Output the first line of the listing and each line after it, up to and including the line that contains "const cx = i => xb(i) + xb.bandwidth() / 2;", exactly as written, minus the pictures.

• **DATA SECTION**
Begin

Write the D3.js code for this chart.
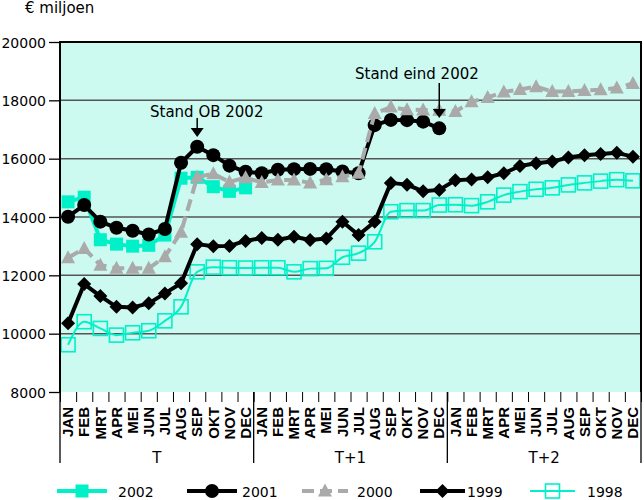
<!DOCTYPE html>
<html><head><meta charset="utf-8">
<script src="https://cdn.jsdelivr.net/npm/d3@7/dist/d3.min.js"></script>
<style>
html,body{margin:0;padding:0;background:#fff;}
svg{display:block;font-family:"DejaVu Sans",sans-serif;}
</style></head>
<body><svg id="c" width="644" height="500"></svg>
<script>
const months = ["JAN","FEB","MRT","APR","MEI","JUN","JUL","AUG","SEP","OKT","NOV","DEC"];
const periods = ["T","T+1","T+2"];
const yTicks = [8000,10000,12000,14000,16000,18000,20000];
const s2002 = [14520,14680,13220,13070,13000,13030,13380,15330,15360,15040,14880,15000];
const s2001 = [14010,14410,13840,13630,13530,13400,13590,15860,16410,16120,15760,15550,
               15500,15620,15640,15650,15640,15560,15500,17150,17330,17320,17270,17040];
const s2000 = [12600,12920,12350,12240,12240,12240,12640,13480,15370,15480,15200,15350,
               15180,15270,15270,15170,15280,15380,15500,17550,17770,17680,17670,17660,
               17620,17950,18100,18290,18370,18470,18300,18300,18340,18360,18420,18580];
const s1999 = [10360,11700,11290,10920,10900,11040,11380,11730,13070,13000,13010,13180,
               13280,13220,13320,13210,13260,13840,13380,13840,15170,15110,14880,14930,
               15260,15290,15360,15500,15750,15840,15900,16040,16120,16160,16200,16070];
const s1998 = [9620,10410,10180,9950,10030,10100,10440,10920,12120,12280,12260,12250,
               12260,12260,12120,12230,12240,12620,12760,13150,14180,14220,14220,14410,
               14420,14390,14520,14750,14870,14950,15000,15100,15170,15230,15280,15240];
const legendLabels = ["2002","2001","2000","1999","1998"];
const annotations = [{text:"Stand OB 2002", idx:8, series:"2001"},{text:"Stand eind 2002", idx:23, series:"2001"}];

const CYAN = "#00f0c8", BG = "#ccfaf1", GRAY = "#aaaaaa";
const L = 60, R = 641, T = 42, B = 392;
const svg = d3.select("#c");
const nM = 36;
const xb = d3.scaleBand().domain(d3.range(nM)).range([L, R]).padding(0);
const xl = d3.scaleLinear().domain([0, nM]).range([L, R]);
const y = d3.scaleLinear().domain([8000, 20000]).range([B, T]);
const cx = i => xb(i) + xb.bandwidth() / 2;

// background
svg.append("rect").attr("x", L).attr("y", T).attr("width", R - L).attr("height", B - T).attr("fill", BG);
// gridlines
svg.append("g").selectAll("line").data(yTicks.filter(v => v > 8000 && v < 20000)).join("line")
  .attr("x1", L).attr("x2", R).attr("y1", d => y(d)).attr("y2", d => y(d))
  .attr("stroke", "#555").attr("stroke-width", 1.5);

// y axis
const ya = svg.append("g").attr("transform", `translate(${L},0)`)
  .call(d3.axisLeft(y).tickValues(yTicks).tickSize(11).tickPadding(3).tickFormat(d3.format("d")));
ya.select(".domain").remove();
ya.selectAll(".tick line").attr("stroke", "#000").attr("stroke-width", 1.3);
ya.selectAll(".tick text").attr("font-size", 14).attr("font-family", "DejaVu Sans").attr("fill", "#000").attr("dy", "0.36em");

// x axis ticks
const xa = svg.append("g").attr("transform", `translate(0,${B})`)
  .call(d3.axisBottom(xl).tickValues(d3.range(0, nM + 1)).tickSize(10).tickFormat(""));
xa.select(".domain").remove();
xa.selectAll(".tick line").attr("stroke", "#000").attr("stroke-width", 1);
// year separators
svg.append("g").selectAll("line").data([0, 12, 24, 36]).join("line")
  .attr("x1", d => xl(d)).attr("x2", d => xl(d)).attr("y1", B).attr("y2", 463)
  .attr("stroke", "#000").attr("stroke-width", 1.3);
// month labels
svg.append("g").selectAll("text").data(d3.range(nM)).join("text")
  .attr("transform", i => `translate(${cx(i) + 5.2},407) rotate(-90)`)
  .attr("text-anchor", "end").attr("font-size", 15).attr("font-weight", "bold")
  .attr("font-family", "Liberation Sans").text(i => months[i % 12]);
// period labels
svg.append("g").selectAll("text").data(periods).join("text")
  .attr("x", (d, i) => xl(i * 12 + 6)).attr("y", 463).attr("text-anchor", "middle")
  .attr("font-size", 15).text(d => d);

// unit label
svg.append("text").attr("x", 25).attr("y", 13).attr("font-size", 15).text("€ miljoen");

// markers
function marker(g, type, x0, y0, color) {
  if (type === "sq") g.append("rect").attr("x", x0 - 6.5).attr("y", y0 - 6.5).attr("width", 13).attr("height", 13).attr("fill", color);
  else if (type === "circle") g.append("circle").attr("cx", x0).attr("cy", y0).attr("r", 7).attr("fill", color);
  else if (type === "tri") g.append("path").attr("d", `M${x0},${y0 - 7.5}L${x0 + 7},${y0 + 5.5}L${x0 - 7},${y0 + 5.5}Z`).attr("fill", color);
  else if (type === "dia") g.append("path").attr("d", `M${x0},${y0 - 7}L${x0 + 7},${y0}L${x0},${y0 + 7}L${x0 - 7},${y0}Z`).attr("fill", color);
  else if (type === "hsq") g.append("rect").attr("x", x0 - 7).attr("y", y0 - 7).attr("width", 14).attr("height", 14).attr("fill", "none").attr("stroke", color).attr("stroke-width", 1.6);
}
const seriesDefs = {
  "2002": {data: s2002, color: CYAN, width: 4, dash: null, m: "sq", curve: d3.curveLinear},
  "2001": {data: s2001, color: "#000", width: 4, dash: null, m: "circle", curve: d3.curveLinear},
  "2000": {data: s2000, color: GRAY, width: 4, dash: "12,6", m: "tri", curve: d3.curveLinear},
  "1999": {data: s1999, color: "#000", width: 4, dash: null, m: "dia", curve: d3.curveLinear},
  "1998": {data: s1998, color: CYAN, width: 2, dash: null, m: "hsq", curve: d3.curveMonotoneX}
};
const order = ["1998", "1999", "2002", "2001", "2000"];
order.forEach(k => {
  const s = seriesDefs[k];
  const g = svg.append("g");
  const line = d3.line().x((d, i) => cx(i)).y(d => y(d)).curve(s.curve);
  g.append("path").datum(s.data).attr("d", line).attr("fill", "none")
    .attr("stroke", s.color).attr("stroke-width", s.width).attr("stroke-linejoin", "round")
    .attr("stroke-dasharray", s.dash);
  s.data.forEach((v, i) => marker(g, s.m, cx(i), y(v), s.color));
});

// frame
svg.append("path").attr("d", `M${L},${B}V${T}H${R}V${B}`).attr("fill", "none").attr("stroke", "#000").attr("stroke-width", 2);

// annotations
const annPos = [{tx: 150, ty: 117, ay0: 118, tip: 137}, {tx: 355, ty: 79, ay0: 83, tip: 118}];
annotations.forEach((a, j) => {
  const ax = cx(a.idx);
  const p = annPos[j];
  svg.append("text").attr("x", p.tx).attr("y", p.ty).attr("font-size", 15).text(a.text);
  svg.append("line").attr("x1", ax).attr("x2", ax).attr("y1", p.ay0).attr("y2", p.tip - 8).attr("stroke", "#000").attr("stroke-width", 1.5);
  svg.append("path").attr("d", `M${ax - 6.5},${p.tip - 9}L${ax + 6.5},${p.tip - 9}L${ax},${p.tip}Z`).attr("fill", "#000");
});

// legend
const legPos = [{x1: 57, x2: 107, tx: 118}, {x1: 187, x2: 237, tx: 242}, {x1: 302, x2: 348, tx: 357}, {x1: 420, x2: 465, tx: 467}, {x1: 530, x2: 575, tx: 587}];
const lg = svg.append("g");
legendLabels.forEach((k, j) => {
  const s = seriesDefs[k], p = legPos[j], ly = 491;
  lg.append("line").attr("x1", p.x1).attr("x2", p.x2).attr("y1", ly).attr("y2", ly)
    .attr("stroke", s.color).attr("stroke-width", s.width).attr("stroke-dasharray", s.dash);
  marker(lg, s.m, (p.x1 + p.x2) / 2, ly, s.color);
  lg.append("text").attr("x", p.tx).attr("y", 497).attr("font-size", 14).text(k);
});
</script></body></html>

End

• **OUTPUT OF THE TASK**
Write the D3.js code for this chart.
<!DOCTYPE html>
<html><head><meta charset="utf-8">
<script src="https://cdn.jsdelivr.net/npm/d3@7/dist/d3.min.js"></script>
<style>
html,body{margin:0;padding:0;background:#fff;}
svg{display:block;font-family:"DejaVu Sans",sans-serif;}
</style></head>
<body><svg id="c" width="644" height="500"></svg>
<script>
const months = ["JAN","FEB","MRT","APR","MEI","JUN","JUL","AUG","SEP","OKT","NOV","DEC"];
const periods = ["T","T+1","T+2"];
const yTicks = [8000,10000,12000,14000,16000,18000,20000];
const s2002 = [14520,14680,13220,13070,13000,13030,13380,15330,15360,15040,14880,15000];
const s2001 = [14010,14410,13840,13630,13530,13400,13590,15860,16410,16120,15760,15550,
               15500,15620,15640,15650,15640,15560,15500,17150,17330,17320,17270,17040];
const s2000 = [12600,12920,12350,12240,12240,12240,12640,13480,15370,15480,15200,15350,
               15180,15270,15270,15170,15280,15380,15500,17550,17770,17680,17670,17660,
               17620,17950,18100,18290,18370,18470,18300,18300,18340,18360,18420,18580];
const s1999 = [10360,11700,11290,10920,10900,11040,11380,11730,13070,13000,13010,13180,
               13280,13220,13320,13210,13260,13840,13380,13840,15170,15110,14880,14930,
               15260,15290,15360,15500,15750,15840,15900,16040,16120,16160,16200,16070];
const s1998 = [9620,10410,10180,9950,10030,10100,10440,10920,12120,12280,12260,12250,
               12260,12260,12120,12230,12240,12620,12760,13150,14180,14220,14220,14410,
               14420,14390,14520,14750,14870,14950,15000,15100,15170,15230,15280,15240];
const legendLabels = ["2002","2001","2000","1999","1998"];
const annotations = [{text:"Stand OB 2002", idx:8, series:"2001"},{text:"Stand eind 2002", idx:23, series:"2001"}];

const CYAN = "#00f0c8", BG = "#ccfaf1", GRAY = "#aaaaaa";
const L = 60, R = 641, T = 42, B = 392;
const svg = d3.select("#c");
const nM = 36;
const xb = d3.scaleBand().domain(d3.range(nM)).range([L, R]).padding(0);
const xl = d3.scaleLinear().domain([0, nM]).range([L, R]);
const y = d3.scaleLinear().domain([8000, 20000]).range([B, T]);
const cx = i => xb(i) + xb.bandwidth() / 2;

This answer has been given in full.